┌─ Dataset entries
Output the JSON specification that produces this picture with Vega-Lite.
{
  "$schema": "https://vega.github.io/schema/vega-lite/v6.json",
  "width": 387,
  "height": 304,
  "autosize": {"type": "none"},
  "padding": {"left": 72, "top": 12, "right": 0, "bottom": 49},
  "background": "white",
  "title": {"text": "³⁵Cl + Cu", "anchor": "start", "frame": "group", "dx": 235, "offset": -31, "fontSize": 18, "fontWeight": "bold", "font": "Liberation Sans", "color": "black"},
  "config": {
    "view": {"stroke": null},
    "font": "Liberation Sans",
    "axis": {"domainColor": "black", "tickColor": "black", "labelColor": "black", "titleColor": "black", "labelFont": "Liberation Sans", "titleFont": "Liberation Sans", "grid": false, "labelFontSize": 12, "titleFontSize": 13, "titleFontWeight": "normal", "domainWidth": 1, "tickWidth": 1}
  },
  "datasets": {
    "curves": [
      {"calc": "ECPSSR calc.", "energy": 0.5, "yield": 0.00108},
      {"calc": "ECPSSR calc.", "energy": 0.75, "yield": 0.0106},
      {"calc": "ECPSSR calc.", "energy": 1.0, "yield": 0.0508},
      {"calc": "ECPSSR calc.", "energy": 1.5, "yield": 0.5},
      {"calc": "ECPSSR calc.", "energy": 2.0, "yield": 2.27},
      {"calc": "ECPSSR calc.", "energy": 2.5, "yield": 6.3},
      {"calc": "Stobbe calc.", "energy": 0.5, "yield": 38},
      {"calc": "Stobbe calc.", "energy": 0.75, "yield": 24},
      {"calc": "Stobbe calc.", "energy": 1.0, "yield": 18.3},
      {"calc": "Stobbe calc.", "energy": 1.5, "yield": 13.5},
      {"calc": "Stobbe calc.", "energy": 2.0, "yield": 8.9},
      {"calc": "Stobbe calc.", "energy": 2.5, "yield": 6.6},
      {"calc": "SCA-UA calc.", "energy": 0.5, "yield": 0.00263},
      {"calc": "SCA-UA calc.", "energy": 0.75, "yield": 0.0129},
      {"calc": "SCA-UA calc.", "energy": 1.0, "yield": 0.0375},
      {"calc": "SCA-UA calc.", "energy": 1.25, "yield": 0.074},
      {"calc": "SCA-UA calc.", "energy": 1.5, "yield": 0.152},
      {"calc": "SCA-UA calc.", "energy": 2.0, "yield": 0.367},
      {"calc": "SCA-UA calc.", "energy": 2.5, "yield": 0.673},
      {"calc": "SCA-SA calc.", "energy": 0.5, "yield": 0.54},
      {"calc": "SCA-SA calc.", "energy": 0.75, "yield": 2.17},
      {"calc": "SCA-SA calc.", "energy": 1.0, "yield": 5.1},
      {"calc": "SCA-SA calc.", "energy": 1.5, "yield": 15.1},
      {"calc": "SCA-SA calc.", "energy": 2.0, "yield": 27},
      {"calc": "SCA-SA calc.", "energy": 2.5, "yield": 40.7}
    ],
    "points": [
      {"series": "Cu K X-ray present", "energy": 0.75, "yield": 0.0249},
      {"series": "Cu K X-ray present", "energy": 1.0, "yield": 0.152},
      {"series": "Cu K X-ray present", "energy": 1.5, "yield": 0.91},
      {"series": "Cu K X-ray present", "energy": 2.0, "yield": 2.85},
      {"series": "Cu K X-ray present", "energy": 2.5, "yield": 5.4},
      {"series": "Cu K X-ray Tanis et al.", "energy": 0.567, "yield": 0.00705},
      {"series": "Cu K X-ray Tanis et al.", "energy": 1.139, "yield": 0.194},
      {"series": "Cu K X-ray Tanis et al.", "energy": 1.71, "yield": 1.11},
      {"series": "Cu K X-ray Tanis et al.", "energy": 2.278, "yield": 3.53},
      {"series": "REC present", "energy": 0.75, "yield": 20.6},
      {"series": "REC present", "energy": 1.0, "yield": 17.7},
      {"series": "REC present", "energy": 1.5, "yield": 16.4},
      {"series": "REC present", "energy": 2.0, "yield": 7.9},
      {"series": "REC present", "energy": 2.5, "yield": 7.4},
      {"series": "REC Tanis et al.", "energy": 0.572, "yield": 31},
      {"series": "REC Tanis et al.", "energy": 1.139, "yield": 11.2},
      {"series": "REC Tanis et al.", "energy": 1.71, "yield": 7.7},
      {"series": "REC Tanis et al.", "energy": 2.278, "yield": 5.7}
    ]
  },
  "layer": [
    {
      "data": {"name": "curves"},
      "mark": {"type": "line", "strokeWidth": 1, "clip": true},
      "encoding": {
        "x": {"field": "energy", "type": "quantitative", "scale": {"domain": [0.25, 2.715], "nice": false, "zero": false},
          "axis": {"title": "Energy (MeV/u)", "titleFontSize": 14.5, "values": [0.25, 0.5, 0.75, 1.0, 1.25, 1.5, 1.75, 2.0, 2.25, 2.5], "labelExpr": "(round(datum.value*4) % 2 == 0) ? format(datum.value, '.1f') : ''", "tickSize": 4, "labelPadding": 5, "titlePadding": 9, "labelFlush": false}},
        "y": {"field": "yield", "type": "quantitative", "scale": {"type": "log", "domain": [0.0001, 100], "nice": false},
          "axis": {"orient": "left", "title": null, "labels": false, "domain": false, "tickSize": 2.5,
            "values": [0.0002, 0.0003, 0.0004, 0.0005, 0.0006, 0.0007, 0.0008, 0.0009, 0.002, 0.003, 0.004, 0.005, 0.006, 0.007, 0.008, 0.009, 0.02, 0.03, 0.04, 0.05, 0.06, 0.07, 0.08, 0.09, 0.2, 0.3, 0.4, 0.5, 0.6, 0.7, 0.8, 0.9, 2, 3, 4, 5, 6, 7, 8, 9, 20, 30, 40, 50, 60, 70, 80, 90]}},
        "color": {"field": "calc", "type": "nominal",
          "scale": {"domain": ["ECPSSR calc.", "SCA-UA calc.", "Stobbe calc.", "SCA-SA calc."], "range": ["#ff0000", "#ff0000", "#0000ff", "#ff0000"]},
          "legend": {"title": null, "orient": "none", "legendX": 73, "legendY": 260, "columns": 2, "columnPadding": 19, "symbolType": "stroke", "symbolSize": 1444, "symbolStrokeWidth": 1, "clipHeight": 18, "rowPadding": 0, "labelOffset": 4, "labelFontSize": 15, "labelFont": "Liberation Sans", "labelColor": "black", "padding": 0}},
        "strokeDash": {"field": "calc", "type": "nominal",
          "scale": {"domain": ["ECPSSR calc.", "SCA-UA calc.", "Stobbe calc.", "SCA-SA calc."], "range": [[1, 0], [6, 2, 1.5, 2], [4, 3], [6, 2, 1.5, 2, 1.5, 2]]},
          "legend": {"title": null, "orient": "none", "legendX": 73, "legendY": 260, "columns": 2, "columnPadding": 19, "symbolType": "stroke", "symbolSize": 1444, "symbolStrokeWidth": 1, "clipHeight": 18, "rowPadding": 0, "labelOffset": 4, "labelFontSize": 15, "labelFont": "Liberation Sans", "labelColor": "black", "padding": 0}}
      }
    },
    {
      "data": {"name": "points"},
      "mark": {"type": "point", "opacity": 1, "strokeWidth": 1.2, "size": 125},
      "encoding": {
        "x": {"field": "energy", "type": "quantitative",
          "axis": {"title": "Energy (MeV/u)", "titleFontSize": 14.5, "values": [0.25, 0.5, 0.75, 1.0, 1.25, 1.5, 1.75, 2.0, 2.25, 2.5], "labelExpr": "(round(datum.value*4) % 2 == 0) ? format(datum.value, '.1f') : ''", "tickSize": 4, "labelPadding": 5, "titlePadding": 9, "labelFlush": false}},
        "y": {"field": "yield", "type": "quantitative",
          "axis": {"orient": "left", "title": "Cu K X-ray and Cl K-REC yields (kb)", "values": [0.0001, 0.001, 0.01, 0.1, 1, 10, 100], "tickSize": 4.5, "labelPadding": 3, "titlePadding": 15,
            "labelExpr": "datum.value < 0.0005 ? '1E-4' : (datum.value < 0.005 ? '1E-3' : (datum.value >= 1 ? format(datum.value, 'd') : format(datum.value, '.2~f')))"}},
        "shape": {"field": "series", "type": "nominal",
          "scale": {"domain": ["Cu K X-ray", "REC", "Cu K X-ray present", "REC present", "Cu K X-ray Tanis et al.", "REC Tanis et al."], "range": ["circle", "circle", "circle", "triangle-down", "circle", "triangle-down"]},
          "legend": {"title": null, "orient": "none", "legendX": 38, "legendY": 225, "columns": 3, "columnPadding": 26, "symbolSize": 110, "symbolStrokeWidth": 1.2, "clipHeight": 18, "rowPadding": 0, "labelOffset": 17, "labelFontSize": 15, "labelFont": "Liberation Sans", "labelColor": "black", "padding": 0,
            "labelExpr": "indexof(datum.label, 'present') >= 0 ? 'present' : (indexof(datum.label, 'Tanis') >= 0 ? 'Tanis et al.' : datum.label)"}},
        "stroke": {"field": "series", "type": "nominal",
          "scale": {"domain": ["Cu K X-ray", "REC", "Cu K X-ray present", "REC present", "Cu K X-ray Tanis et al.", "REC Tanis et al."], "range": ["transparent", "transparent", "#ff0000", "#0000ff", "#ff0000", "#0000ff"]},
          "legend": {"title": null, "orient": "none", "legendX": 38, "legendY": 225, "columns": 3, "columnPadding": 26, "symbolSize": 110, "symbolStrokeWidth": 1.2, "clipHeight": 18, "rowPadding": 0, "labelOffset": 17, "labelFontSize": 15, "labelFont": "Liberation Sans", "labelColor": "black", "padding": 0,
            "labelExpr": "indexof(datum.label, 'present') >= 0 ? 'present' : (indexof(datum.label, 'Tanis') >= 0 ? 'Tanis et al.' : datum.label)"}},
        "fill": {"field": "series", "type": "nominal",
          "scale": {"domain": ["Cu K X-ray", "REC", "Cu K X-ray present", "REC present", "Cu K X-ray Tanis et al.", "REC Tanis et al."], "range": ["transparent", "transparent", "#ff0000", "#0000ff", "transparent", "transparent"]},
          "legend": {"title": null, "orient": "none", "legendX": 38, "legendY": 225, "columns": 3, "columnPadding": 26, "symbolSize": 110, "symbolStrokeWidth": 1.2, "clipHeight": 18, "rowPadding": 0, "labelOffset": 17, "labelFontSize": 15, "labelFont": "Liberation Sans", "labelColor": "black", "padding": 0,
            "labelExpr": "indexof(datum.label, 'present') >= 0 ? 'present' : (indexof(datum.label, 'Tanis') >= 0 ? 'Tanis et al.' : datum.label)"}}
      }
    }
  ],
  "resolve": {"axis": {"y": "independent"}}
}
└─
┌─ Dataset entries
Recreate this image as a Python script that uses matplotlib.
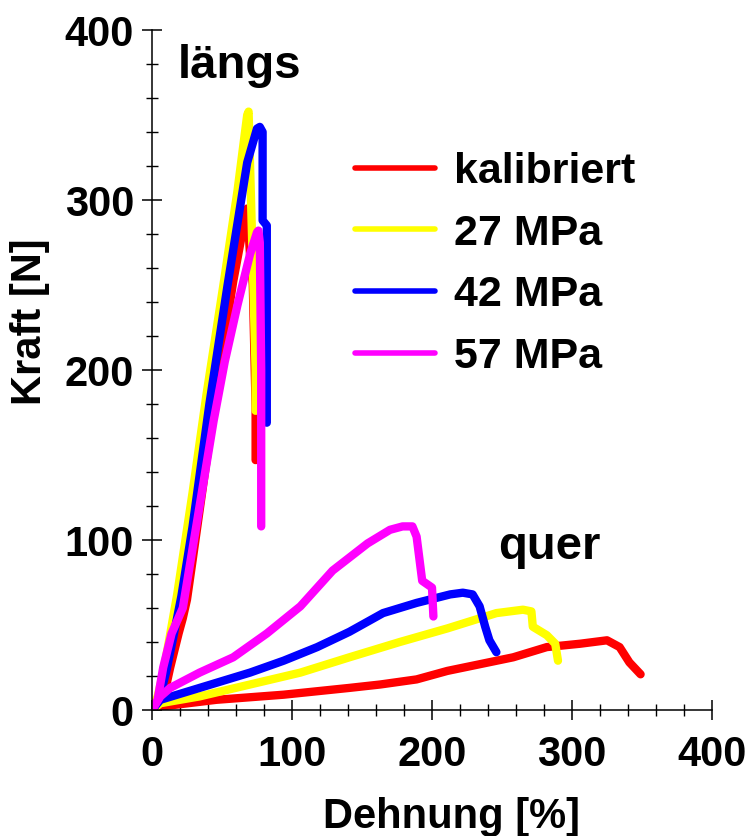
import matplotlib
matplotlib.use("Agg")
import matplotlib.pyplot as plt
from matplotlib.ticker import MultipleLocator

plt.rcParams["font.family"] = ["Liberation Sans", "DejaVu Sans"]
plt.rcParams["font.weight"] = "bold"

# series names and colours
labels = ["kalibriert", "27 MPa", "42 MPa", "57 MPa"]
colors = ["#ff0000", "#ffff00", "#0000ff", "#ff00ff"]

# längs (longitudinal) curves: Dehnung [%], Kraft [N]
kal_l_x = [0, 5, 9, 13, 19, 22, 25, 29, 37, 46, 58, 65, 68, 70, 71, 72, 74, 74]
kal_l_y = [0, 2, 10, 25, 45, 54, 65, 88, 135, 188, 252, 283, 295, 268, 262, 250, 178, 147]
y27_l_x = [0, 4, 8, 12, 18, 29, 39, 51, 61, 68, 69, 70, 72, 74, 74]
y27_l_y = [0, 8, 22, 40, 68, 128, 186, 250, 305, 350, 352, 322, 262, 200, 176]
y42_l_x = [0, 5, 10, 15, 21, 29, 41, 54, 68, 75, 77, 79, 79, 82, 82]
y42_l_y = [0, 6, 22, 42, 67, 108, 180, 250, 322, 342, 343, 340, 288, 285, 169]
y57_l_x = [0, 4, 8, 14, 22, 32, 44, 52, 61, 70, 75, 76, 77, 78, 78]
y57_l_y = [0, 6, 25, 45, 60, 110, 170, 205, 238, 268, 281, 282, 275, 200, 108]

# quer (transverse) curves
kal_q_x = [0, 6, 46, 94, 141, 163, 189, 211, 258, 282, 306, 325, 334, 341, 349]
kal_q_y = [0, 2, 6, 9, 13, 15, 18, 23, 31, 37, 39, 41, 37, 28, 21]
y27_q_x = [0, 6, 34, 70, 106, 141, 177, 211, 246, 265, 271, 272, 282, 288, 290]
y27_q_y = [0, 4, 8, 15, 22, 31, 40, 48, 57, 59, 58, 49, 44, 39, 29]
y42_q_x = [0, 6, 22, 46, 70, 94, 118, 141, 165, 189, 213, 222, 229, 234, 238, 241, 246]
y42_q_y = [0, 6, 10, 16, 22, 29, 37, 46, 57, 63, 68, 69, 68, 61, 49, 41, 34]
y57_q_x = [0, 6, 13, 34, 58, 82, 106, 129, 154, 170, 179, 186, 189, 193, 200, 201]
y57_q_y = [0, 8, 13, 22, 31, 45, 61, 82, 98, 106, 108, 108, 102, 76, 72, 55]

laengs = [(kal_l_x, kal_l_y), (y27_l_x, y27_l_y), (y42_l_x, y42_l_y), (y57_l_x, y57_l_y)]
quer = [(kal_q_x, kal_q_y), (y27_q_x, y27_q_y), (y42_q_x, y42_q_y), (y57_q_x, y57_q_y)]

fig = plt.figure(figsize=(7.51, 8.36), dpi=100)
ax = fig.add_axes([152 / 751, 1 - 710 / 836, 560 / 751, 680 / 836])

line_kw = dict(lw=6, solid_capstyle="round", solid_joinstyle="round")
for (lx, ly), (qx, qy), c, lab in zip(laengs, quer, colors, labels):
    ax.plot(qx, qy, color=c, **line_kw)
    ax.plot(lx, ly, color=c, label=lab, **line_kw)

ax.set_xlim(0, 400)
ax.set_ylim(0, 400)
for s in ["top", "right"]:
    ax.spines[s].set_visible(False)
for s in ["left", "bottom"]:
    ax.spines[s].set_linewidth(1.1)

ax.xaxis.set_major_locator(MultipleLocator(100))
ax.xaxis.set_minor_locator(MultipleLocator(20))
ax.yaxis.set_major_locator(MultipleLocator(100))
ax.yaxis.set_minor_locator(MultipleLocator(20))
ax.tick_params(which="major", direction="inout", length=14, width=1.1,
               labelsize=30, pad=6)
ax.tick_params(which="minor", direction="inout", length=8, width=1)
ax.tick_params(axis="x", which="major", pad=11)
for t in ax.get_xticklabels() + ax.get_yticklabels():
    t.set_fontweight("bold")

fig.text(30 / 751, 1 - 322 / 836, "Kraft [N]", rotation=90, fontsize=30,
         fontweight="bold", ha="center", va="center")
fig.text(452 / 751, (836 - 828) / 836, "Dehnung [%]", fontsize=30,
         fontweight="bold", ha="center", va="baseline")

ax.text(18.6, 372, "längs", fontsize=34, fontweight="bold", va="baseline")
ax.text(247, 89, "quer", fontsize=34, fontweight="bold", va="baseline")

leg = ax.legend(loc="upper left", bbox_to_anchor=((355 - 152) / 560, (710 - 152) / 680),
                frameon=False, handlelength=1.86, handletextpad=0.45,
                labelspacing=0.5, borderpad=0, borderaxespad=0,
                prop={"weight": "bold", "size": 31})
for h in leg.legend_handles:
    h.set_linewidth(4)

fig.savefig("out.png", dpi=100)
└─
> **Exercise goal**: Lines that hold the word "this" are the ones to return, every one of them.

> **Written answer**:
Output the JSON specification that produces this picture with Vega-Lite.
Recreate this image as a Python script that uses matplotlib.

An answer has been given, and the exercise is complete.